### The problem
Every line containing the word "with" needs to be found and copied.

### Task data
>> START
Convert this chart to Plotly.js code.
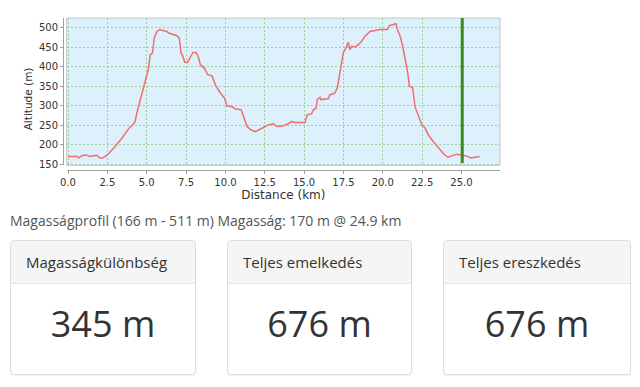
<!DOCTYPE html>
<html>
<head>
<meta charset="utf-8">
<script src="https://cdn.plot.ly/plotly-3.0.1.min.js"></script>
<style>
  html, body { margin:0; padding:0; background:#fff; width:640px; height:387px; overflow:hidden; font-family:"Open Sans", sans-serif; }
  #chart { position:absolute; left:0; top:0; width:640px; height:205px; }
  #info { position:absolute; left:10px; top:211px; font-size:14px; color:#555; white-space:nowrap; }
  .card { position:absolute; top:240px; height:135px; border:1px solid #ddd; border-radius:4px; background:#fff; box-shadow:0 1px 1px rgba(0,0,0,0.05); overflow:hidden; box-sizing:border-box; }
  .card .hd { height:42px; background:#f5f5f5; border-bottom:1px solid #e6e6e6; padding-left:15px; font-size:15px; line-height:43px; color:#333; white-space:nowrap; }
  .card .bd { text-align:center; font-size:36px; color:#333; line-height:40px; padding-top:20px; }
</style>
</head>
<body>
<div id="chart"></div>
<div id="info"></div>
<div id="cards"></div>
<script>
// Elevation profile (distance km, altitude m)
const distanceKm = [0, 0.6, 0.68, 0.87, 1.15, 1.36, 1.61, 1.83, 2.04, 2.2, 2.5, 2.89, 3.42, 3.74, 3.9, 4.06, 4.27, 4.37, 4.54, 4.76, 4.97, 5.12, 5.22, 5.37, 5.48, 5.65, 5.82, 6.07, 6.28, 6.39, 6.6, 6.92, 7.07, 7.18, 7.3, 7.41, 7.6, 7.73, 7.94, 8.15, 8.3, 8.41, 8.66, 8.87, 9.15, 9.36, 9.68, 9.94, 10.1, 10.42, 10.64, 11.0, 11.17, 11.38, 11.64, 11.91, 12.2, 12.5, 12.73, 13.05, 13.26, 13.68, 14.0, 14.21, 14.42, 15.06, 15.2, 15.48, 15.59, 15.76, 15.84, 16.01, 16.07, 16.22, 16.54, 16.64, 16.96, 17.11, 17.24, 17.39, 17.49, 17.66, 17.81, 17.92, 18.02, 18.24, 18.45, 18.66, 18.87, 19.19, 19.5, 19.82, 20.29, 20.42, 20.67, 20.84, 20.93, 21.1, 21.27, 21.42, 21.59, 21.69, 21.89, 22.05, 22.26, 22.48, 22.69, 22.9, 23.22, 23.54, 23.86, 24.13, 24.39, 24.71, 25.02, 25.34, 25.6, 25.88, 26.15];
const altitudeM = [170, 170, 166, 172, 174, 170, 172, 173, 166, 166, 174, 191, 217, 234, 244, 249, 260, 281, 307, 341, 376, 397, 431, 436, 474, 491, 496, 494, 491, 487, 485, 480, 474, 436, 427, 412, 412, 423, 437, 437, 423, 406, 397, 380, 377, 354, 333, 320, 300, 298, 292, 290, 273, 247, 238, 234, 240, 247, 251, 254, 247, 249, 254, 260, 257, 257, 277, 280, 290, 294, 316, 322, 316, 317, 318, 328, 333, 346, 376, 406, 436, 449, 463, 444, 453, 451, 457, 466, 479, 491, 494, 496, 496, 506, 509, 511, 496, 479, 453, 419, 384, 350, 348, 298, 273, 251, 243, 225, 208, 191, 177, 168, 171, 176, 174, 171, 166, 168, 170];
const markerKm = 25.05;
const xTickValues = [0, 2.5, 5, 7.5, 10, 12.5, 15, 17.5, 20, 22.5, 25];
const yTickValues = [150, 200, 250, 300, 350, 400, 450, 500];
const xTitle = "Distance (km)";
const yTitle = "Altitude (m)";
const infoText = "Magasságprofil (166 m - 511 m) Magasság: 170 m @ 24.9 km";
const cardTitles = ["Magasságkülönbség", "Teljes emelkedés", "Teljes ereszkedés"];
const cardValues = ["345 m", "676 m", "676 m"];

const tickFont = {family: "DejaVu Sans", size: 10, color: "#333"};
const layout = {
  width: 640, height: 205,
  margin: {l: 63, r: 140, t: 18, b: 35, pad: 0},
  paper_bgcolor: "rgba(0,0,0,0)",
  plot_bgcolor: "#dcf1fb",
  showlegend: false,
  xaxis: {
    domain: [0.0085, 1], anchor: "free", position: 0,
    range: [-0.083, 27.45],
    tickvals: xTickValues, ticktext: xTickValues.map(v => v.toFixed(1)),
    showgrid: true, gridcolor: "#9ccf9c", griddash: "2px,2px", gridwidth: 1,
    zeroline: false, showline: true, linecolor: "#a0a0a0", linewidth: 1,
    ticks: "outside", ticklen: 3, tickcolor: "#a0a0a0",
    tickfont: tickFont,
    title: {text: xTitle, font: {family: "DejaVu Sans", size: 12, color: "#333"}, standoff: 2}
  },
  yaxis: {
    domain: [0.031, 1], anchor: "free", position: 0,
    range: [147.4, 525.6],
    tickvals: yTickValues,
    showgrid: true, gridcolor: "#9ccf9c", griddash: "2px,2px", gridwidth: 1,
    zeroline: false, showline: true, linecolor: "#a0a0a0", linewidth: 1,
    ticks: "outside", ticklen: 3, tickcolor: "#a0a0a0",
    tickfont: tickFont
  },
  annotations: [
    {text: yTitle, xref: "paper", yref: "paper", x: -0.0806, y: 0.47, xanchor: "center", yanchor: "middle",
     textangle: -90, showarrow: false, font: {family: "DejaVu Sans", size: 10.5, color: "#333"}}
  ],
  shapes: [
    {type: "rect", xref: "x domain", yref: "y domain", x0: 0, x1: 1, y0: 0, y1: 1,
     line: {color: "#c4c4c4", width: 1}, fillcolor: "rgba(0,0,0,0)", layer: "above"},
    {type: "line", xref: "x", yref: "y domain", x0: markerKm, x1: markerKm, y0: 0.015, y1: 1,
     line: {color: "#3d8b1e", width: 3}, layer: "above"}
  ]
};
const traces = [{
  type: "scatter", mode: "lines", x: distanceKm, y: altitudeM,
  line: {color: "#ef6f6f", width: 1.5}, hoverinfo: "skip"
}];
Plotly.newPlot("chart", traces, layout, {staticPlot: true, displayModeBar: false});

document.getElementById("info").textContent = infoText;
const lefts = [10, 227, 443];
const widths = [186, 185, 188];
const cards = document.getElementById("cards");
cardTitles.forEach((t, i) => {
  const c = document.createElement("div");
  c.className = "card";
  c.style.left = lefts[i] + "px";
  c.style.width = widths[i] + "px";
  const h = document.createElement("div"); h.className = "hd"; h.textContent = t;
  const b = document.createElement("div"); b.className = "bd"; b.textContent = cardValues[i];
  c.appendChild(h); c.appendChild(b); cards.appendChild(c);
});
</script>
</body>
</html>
>> END
>> START
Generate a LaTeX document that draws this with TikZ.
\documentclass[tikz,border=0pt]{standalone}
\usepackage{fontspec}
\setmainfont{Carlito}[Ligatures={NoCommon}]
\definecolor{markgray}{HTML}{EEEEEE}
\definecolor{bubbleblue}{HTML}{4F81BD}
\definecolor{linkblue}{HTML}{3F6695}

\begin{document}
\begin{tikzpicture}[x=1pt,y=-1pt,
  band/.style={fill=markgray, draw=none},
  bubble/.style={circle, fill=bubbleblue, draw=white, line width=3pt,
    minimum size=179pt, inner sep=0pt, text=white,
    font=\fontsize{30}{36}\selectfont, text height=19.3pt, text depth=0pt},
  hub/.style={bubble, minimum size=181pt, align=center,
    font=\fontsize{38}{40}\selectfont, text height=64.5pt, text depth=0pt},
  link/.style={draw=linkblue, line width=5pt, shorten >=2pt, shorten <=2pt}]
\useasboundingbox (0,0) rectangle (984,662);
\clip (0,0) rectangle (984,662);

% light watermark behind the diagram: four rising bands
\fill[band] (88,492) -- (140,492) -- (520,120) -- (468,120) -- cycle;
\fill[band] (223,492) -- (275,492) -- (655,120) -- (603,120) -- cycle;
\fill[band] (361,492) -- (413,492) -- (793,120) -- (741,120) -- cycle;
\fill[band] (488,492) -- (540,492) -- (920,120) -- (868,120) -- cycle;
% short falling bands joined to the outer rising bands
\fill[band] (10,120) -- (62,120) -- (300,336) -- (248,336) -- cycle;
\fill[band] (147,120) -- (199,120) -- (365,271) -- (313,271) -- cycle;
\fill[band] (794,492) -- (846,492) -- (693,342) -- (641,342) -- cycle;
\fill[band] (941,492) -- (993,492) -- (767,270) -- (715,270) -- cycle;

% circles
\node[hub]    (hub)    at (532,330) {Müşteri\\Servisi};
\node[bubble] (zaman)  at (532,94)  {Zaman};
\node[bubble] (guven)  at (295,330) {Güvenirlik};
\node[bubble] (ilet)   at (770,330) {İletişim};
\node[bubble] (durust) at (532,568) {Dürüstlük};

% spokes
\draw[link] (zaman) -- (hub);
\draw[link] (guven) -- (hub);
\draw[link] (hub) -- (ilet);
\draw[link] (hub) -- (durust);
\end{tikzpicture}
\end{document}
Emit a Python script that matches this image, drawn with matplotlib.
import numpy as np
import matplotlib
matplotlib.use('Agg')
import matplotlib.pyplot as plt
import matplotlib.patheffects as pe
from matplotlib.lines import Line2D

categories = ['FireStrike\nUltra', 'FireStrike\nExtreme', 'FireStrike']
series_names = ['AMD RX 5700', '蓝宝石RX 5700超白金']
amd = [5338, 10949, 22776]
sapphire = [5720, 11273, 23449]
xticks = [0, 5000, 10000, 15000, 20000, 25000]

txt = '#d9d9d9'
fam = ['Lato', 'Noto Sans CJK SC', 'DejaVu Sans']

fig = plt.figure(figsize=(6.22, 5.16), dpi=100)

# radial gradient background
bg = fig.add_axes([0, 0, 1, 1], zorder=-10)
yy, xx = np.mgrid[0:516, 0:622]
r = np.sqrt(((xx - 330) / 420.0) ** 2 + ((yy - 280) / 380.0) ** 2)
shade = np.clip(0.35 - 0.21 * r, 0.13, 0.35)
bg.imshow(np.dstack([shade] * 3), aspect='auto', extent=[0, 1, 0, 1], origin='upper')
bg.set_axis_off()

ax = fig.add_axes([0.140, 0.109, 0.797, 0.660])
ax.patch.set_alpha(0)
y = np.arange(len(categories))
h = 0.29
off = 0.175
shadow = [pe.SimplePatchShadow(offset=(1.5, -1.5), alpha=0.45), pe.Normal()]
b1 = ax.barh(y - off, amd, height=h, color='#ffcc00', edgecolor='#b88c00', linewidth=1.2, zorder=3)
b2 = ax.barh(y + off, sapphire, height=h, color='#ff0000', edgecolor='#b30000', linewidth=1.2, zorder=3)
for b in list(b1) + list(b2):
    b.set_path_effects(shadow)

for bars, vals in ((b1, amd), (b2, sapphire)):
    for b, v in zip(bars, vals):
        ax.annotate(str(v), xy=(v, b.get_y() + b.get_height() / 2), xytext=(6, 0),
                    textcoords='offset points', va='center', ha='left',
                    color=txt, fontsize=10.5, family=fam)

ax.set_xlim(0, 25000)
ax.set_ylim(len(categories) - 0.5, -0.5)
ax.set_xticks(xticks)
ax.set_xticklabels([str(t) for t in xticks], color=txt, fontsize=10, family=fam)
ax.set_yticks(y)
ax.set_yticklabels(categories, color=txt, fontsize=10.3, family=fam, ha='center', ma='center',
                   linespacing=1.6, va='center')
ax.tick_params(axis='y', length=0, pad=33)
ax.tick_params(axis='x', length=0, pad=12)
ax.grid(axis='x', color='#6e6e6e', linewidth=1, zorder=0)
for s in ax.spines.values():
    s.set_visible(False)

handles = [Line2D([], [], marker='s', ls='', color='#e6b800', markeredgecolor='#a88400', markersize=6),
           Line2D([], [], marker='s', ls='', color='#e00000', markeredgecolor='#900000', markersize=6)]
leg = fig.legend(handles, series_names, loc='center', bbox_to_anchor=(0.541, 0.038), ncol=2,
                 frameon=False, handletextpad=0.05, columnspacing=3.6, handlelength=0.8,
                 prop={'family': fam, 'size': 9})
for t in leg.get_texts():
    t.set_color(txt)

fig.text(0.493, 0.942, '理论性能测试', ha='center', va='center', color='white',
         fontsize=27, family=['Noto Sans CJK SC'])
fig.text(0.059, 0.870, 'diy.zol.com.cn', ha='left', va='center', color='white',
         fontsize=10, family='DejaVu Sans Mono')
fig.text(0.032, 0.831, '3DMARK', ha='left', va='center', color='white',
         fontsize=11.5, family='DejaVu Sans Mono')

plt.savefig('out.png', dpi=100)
>> END
### Answer below
Generate a LaTeX document that draws this with TikZ.
Emit a Python script that matches this image, drawn with matplotlib.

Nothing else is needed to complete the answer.